Volkswirte zeigten sich in ersten Reaktionen zufrieden mit der Auswahl der Minister, von denen viele anerkannte Spezialisten sind. Sie bemängelten jedoch gleichzeitig, dass Monti zunächst keine Angaben zum inhaltlichen Kurs der Regierung machte. Der 68-Jährige kündigte an, sein Sparprogramm am Donnerstag im Senat vorzustellen. Anschließend findet voraussichtlich die Vertrauensabstimmung in beiden Parlamentskammern statt.

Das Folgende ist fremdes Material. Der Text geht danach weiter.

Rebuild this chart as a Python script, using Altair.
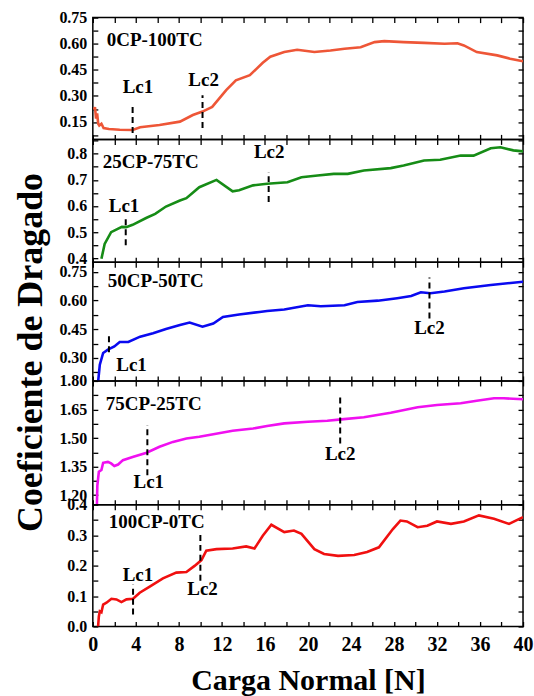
import altair as alt
import pandas as pd

FONT = "Liberation Serif"

# ---------------- data ----------------
panel_names = ["0CP-100TC", "25CP-75TC", "50CP-50TC", "75CP-25TC", "100CP-0TC"]

p1_x = [0.1, 0.2, 0.3, 0.4, 0.5, 0.6, 0.8, 1.0, 1.5, 2.5, 3.7, 4.4, 6.2, 8.1, 9.3, 10.2, 11.1, 12.4,
        13.3, 14.6, 15.8, 16.5, 17.8, 19.0, 20.6, 22.1, 23.4, 24.9, 26.2, 27.1, 28.9, 30.8, 32.7,
        33.9, 34.5, 35.7, 37.6, 38.8, 40.0]
p1_y = [0.22, 0.235, 0.17, 0.20, 0.14, 0.13, 0.14, 0.115, 0.11, 0.105, 0.104, 0.12, 0.133, 0.152,
        0.19, 0.21, 0.237, 0.333, 0.39, 0.419, 0.49, 0.525, 0.552, 0.565, 0.552, 0.561, 0.571,
        0.58, 0.609, 0.615, 0.609, 0.605, 0.60, 0.603, 0.59, 0.552, 0.533, 0.514, 0.499]

p2_x = [0.8, 1.1, 1.7, 2.7, 3.1, 3.7, 5.0, 5.8, 6.8, 8.1, 8.7, 9.9, 11.5, 13.0, 13.6, 14.9, 16.2,
        18.1, 19.4, 20.9, 22.4, 23.7, 25.2, 27.7, 28.9, 30.8, 32.3, 34.2, 35.4, 37.0, 37.9, 39.1, 40.0]
p2_y = [0.398, 0.455, 0.50, 0.52, 0.519, 0.528, 0.555, 0.57, 0.598, 0.621, 0.63, 0.672, 0.70,
        0.656, 0.66, 0.679, 0.685, 0.691, 0.71, 0.717, 0.723, 0.723, 0.736, 0.745, 0.755, 0.774,
        0.777, 0.793, 0.793, 0.821, 0.825, 0.813, 0.809]

p3_x = [0.5, 0.65, 0.96, 1.4, 2.0, 2.5, 3.3, 4.4, 5.6, 6.8, 8.1, 9.0, 10.2, 11.2, 12.1, 13.6, 15.5,
        16.2, 17.8, 20.0, 21.2, 23.4, 24.6, 26.5, 28.3, 29.6, 30.5, 31.4, 32.7, 34.5, 37.0, 40.0]
p3_y = [0.18, 0.265, 0.326, 0.343, 0.36, 0.383, 0.383, 0.411, 0.429, 0.451, 0.472, 0.485, 0.463,
        0.48, 0.514, 0.527, 0.54, 0.545, 0.553, 0.575, 0.57, 0.575, 0.592, 0.599, 0.612, 0.623,
        0.643, 0.638, 0.647, 0.664, 0.681, 0.698]

p4_x = [0.38, 0.42, 0.56, 0.8, 0.96, 1.4, 1.7, 2.0, 2.35, 2.8, 3.7, 5.0, 6.2, 7.45, 8.7, 9.9, 11.2,
        13.0, 14.9, 16.2, 17.8, 20.0, 21.8, 23.1, 25.2, 27.7, 30.2, 32.0, 34.2, 35.7, 37.3, 38.2, 40.0]
p4_y = [1.15, 1.25, 1.323, 1.332, 1.37, 1.375, 1.367, 1.353, 1.361, 1.384, 1.40, 1.423, 1.454,
        1.48, 1.498, 1.507, 1.52, 1.538, 1.55, 1.563, 1.577, 1.586, 1.591, 1.598, 1.609, 1.633,
        1.662, 1.674, 1.683, 1.696, 1.709, 1.709, 1.704]

p5_x = [0.49, 0.56, 0.65, 0.8, 0.96, 1.27, 1.73, 2.2, 2.66, 3.13, 3.74, 4.36, 5.29, 6.52, 7.76, 8.7,
        9.46, 10.1, 10.55, 11.5, 13.0, 14.26, 15.03, 15.8, 16.6, 17.8, 18.7, 19.4, 20.6, 21.5, 22.8,
        24.3, 25.5, 26.6, 27.9, 28.6, 29.2, 30.2, 31.1, 32.0, 33.3, 34.5, 35.9, 37.3, 38.7, 40.0]
p5_y = [0.0, 0.033, 0.05, 0.047, 0.072, 0.078, 0.091, 0.089, 0.08, 0.089, 0.091, 0.111, 0.131,
        0.158, 0.177, 0.179, 0.199, 0.218, 0.249, 0.254, 0.256, 0.263, 0.256, 0.298, 0.334, 0.31,
        0.315, 0.304, 0.254, 0.238, 0.232, 0.235, 0.245, 0.26, 0.32, 0.348, 0.345, 0.326, 0.331,
        0.345, 0.337, 0.345, 0.365, 0.354, 0.337, 0.359]

series_x = [p1_x, p2_x, p3_x, p4_x, p5_x]
series_y = [p1_y, p2_y, p3_y, p4_y, p5_y]

# Lc markers: x position, dash from y1 to y2, label position
lc_labels = [["Lc1", "Lc2"]] * 5
lc_x = [[3.7, 10.2], [3.06, 16.35], [1.5, 31.3], [5.07, 23.0], [3.74, 10.0]]
lc_y1 = [[0.087, 0.116], [0.45, 0.615], [0.33, 0.506], [1.305, 1.472], [0.039, 0.15]]
lc_y2 = [[0.241, 0.304], [0.56, 0.73], [0.43, 0.72], [1.568, 1.726], [0.138, 0.304]]
lc_tx = [[4.2, 10.3], [2.9, 16.4], [3.6, 31.3], [5.2, 23.0], [4.2, 10.2]]
lc_ty = [[0.35, 0.39], [0.60, 0.805], [0.265, 0.455], [1.27, 1.416], [0.168, 0.124]]

# y axes: domain, tick start, tick step, label step, format
y_domains = [[0.05, 0.75], [0.385, 0.855], [0.18, 0.80], [1.15, 1.80], [0.0, 0.40]]
y_tick_start = [0.075, 0.40, 0.225, 1.20, 0.0]
y_tick_step = [0.075, 0.05, 0.075, 0.075, 0.05]
y_label_step = [0.15, 0.1, 0.15, 0.15, 0.1]
y_formats = [".2f", ".1f", ".2f", ".2f", ".1f"]

x_ticks = list(range(0, 41, 2))

# ---------------- styles ----------------
colors = ["#EE5637", "#168C16", "#0A0AF0", "#F010F0", "#F01010"]
heights = [122, 123, 119, 124, 122]
name_pos = [(14, 22), (10, 23), (15, 19), (13, 23), (16, 17)]
WIDTH = 431
TICK = 5


def make_panel(i):
    bottom = i == 4
    df = pd.DataFrame({"x": series_x[i], "y": series_y[i]})
    lc = pd.DataFrame({"x": lc_x[i], "y1": lc_y1[i], "y2": lc_y2[i],
                       "tx": lc_tx[i], "ty": lc_ty[i], "label": lc_labels[i]})
    xs = alt.Scale(domain=[0, 40], nice=False, zero=False)
    ys = alt.Scale(domain=y_domains[i], nice=False, zero=False)
    lo, hi = y_domains[i]
    yt = []
    k = 0
    while y_tick_start[i] + k * y_tick_step[i] <= hi + 1e-9:
        yt.append(round(y_tick_start[i] + k * y_tick_step[i], 4))
        k += 1
    ls = y_label_step[i]
    label_expr = (f"abs(datum.value/{ls} - round(datum.value/{ls})) < 0.001 ? datum.label : ''")

    bottom_kwargs = dict(
        orient="bottom", values=x_ticks, offset=-TICK, tickSize=TICK, tickWidth=1.3,
        tickColor="black", domain=False, grid=False, labels=bottom,
        labelExpr="datum.value % 4 == 0 ? datum.label : ''", labelFlush=False,
        labelOverlap=False, labelFont=FONT, labelFontSize=20, labelFontWeight="bold",
        labelColor="black", labelPadding=8,
    )
    if bottom:
        bottom_kwargs.update(title="Carga Normal [N]", titleFont=FONT, titleFontSize=30,
                             titleFontWeight="bold", titleColor="black", titlePadding=11)
    else:
        bottom_kwargs.update(title=None)
    bottom_axis = alt.Axis(**bottom_kwargs)
    top_axis = alt.Axis(orient="top", values=x_ticks, offset=-TICK, tickSize=TICK,
                        tickWidth=1.3, tickColor="black", domain=False, grid=False,
                        labels=False, title=None)
    left_axis = alt.Axis(orient="left", values=yt, offset=-TICK, tickSize=TICK, tickWidth=1.3,
                         tickColor="black", domain=False, grid=False, format=y_formats[i],
                         labelExpr=label_expr, labelOverlap=False, labelFlush=False,
                         labelFont=FONT, labelFontSize=16, labelFontWeight="bold",
                         labelColor="black", labelPadding=6, title=None)
    right_axis = alt.Axis(orient="right", values=yt, offset=-TICK, tickSize=TICK, tickWidth=1.3,
                          tickColor="black", domain=False, grid=False, labels=False, title=None)

    line = alt.Chart(df).mark_line(color=colors[i], strokeWidth=2.6, clip=True).encode(
        x=alt.X("x:Q", scale=xs, axis=bottom_axis),
        y=alt.Y("y:Q", scale=ys, axis=left_axis),
        order="x:Q",
    )
    rules = alt.Chart(lc).mark_rule(color="black", strokeDash=[6, 4], strokeWidth=2).encode(
        x=alt.X("x:Q", scale=xs, axis=top_axis),
        y=alt.Y("y1:Q", scale=ys, axis=right_axis),
        y2="y2:Q",
    )
    texts = alt.Chart(lc).mark_text(font=FONT, fontSize=19, fontWeight="bold", color="black",
                                    align="center", baseline="middle").encode(
        x=alt.X("tx:Q", scale=xs, axis=None),
        y=alt.Y("ty:Q", scale=ys, axis=None),
        text="label:N",
    )
    name = alt.Chart(pd.DataFrame({"name": [panel_names[i]]})).mark_text(
        font=FONT, fontSize=19, fontWeight="bold", color="black", align="left",
        baseline="middle").encode(
        x=alt.value(name_pos[i][0]), y=alt.value(name_pos[i][1]), text="name:N")

    return alt.layer(line, rules, texts, name).resolve_axis(
        x="independent", y="independent").properties(width=WIDTH, height=heights[i])


panels = [make_panel(i) for i in range(5)]

chart = alt.vconcat(*panels, spacing=0, bounds="flush").properties(
    title=alt.TitleParams("Coeficiente de Dragado", orient="left", anchor="middle",
                          font=FONT, fontSize=36, fontWeight="bold", color="black", offset=8),
    padding={"left": 13, "top": 8, "right": 0, "bottom": 0},
    background="white",
).configure_view(stroke="black", strokeWidth=1.5)

chart.save("out.html", embed_options={"renderer": "svg", "actions": False})
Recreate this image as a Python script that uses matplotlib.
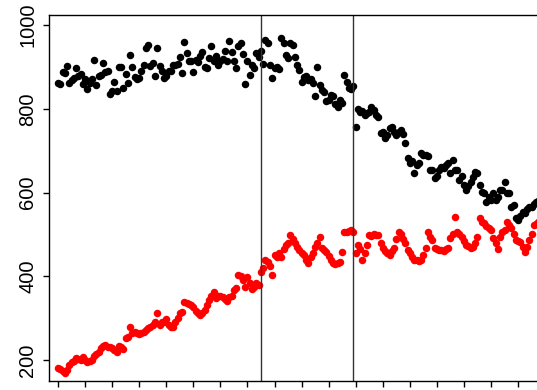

Monti steht vor Herkusles-Aufgabe

Montis Kabinett muss die zahlreichen Reformen umsetzen, die Berlusconi den übrigen Ländern der Euro-Zone zugesagt hat. Damit soll die Verschuldung abgebaut und die seit Jahren stagnierende Wirtschaft wieder angekurbelt werden. In der Bevölkerung dürften die Einschnitte aber auf erheblichen Widerstand stoßen.

Sollte Monti scheitern, wird Italien auf den Märkten wohl noch weiter in Bedrängnis geraten - und damit auch die gesamte Eurozone. Eine Rettung des mit knapp zwei Billionen Euro verschuldeten EU-Gründungsmitglieds mit den derzeit zur Verfügungen stehenden Mitteln der Eurozone gilt als unmöglich.

Allein bis Jahresende muss Italien Anleihen im Wert von knapp 60 Milliarden Euro refinanzieren, bis Oktober 2012 sind es fast 326 Milliarden. Dafür braucht Italien frisches Geld von Investoren. Jeder Prozentpunkt mehr an Zinsen kostete das ohnehin schon hoch verschuldete Land weitere Milliarden.

Erhebliche Zweifel

Viele Finanzexperten hegen erhebliche Zweifel, ob Monti diese Herkules-Aufgabe bewältigen kann. Sorgen bereitet den Experten vor allem die italienische Kombination aus hohen Schulden und lethargischem Wirtschaftswachstum: Der Schuldenstand des Landes wird kommendes Jahr bei 120 Prozent der Wirtschaftsleistung verharren - das ist doppelt so viel wie der Euro-Stabilitätspakt erlaubt. Gleichzeitig wird die drittgrößte Volkswirtschaft Europas auch 2012 den Prognosen zufolge wirtschaftlich nicht auf die Beine kommen.

Wegen komplizierter Berechnungen blies Italien die Veröffentlichung von vorläufigen Daten zur Wirtschaftsleistung im dritten Quartal ab. Es gilt als ausgemacht, dass die Leistung der drittgrößten Volkswirtschaft der Euro-Zone von Juli bis September geschrumpft ist. Im vierten Quartal wird von einem weiteren Rückgang ausgegangen, was den Schuldendienst weiter erschweren wird.